Saturday, April 29, 2017

2017 California Mille Rally participant involved in fatal collision.


The article in Autoweek didn't give the cause of this incident. The driver may have sustained a tire or suspension component failure. The driver may have swerved to avoid a deer or other animal. I have driven in the Mendocino area for many years and there are many locations where the trees are right alongside the narrow roadway. There isn't a great margin for error. So there are many possible causes

This is very sad. Running off the road into a large tree is about the worst scenario for an automotive collision. Early cars were not designed to absorb impact nor were occupant restraints engineered into their construction. An aftermarket seat belt seems to have contributed to the passenger's survival, who didn't have to contend with striking the steering wheel and column. Hard to say if it would have helped the driver. These cars are from the era where people thought it was better to be "thrown clear of the vehicle" in a serious collision. Which is obviously not the best approach.

I have commented on this subject before, that when you are driving a vintage car you are operating in the driver's safety standards of that era, which unfortunately were pretty much non existent. We are so used to driving modern cars with deformable energy absorbing structures and full passenger restraints including numerous air bags. In these vehicles it is quite rare when a driver or passenger is killed, and usually only in the most extreme impacts. This same situation occurs in the "Hot Rod" and "Street Rod" communities. Authentic early cars or their modern reproductions are just as lacking in passenger protection.

I rode motorcycles for over thirty five years and I accepted the fact that there was an inherent danger in the process. I did use the appropriate safety equipment. While these old cars are lovely there is a similar acceptance of hazard in their use. I have read articles where enthusiasts that have been participating in non professional racing competitions, like vintage or SCCA type of road racing events have been tragically killed or seriously injured. High speed competition is always risky, However the sanctioning bodies for these events usually require specialized safety equipment, vehicle inspection, driver's training and licensing requirements. Racing is safer than ever, but the risk of injury can never be eliminated. When I participated in auto cross events these usually took place at regular "street driving speeds." These were not considered speed competitions.

These were considered to be the entry level events.

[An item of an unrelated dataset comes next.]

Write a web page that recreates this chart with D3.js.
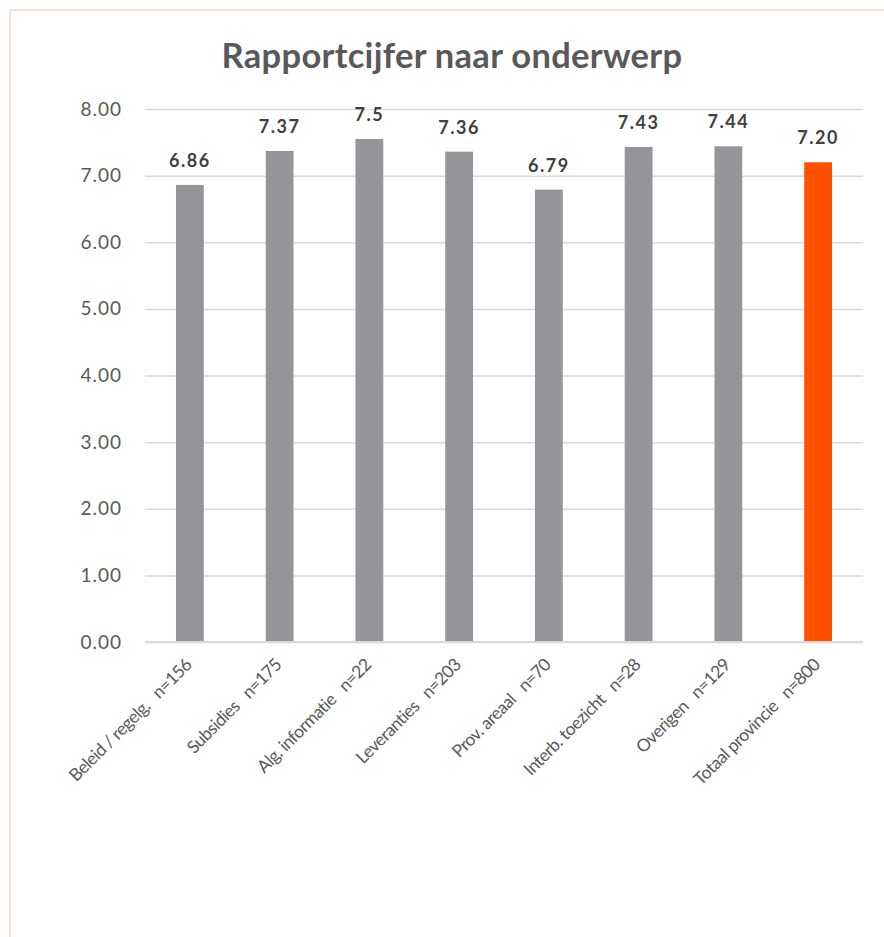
<!DOCTYPE html>
<html>
<head>
<meta charset="utf-8">
<script src="https://cdn.jsdelivr.net/npm/d3@7"></script>
<style>
  body{margin:0;background:#fff;}
  text{font-family:Lato,"Open Sans",sans-serif;}
</style>
</head>
<body>
<svg id="svg" width="884" height="937"></svg>
<script>
// chart data
var categories=["Beleid / regelg.  n=156","Subsidies  n=175","Alg. informatie  n=22","Leveranties  n=203",
                "Prov. areaal  n=70","Interb. toezicht  n=28","Overigen  n=129","Totaal provincie  n=800"];
var scores=[6.86,7.37,7.55,7.36,6.79,7.43,7.44,7.20];
var scoreLabels=["6.86","7.37","7.5","7.36","6.79","7.43","7.44","7.20"];
var yTicks=[0,1,2,3,4,5,6,7,8];

var svg=d3.select("#svg")
var margin={left:145,right:21,top:109,bottom:295}
var width=+svg.attr("width"), height=+svg.attr("height")

//peach frame
svg.append("rect")
    .attr("x",10).attr("y",10)
    .attr("width",width).attr("height",height)
    .style("fill","none")
    .style("stroke","#fde1d6")
    .style("stroke-width",2)

svg.append("text")
    .attr("x",452).attr("y",68)
    .attr("text-anchor","middle")
    .style("font-size","34.5px")
    .style("font-weight","bold")
    .style("letter-spacing","0.3px")
    .style("fill","#595959")
    .text("Rapportcijfer naar onderwerp")

var x=d3.scaleBand()
    .domain(categories)
    .range([margin.left,width-margin.right])
    .paddingInner(0.69)
    .paddingOuter(0.345)

var y=d3.scaleLinear()
    .domain([0,8])
    .range([height-margin.bottom,margin.top])

//gridlines + y labels
var yAxis=svg.append("g")
    .attr("transform","translate("+margin.left+",0)")
    .call(d3.axisLeft(y).tickValues(yTicks).tickFormat(d3.format(".2f"))
        .tickSize(-(width-margin.left-margin.right)).tickPadding(23))
yAxis.select(".domain").remove()
yAxis.selectAll("line").style("stroke","#d9d9d9").style("stroke-width",1.5)
yAxis.selectAll("text")
    .style("font-size","19px")
    .style("letter-spacing","1px")
    .style("fill","#595959")
    .style("font-family","Lato,sans-serif")

//bars
svg.selectAll(".bar")
    .data(scores)
    .enter().append("rect")
    .attr("class","bar")
    .attr("x",(d,i)=>x(categories[i]))
    .attr("width",x.bandwidth())
    .attr("y",d=>y(d))
    .attr("height",d=>y(0)-y(d))
    .style("fill",(d,i)=>i==scores.length-1?"#ff5000":"#939598")

//baseline over bars
svg.append("line")
    .attr("x1",margin.left).attr("x2",width-margin.right)
    .attr("y1",y(0)).attr("y2",y(0))
    .style("stroke","#d9d9d9").style("stroke-width",2)

//value labels
svg.selectAll(".val")
    .data(scores)
    .enter().append("text")
    .attr("class","val")
    .attr("x",(d,i)=>x(categories[i])+x.bandwidth()/2)
    .attr("y",d=>y(d)-18)
    .attr("text-anchor","middle")
    .style("font-size","18px")
    .style("font-weight","bold")
    .style("letter-spacing","1.5px")
    .style("fill","#404040")
    .text((d,i)=>scoreLabels[i])

//rotated category labels
svg.selectAll(".cat")
    .data(categories)
    .enter().append("text")
    .attr("class","cat")
    .attr("xml:space","preserve")
    .attr("text-anchor","end")
    .attr("transform",d=>"translate("+(x(d)+x.bandwidth()/2+3)+","+(y(0)+24)+") rotate(-45)")
    .style("font-size","17.5px")
    .style("letter-spacing","-0.6px")
    .style("fill","#595959")
    .style("white-space","pre")
    .text(d=>d.replace("  ","   "))
</script>
</body>
</html>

There was another step up, where two cars run mirror image courses at the same time. Then there were timed speed events run on an actual race course, which of course results in higher speeds. Track days are popular with many enthusiasts and of course the opportunity to damage your car or your body are always present. At the highest level there is of course, actual amateur road racing. No one is ever required to compete in any of these venues. If you enjoy and are comfortable at any level you can always stay at that level.

We all drive on public highways to fulfill our transportation needs. We share the roads with many different drivers of varying skill levels and interest. Many are paying more attention to their texts and tweets than traffic conditions around them. Some have emotional and aggression issues that can erupt as road rage incidents. How about those drivers that engage in a makeshift speed competition to "prove something " to another driver. I know I've had cars blow past me at close to a hundred miles an hour in freeway traffic! So driving back and forth to work has it's own level of danger.

I extend my sympathies to the families for their loss. I also hope that this does not bring a storm of criticism upon the promoters of these types of events. These rallies are clearly described as touring events. There is no expectation, and there should not be excuses for treating this as a high speed competition. However it has been reported that several European Rallies have been met with tragedy when some participants have decided that they are going to try to fill the shoes of legendary race and rally drivers. Some have met with tragic consequences.

I'm not trying to be negative about the hobby of driving older cars for fun. I certainly enjoy driving them. We have to be realistic about their abilities in modern traffic conditions. I put quite a few miles on my drum brake equipped '70 Mustang coupe. This was not the best stopping car in the world, and I was constantly aware of this. There were many times when I felt very stressed because I had to be constantly hyper alert to changing traffic conditions. In my situation I had the option of upgrading the braking system. I didn't do that, I just ended up selling the car. If the emphasis is on maintaining the vehicle's originality sometimes you don't have that choice.

photo source: Jay Leno's garage

Let's be careful out there. This old car hobby is about having fun.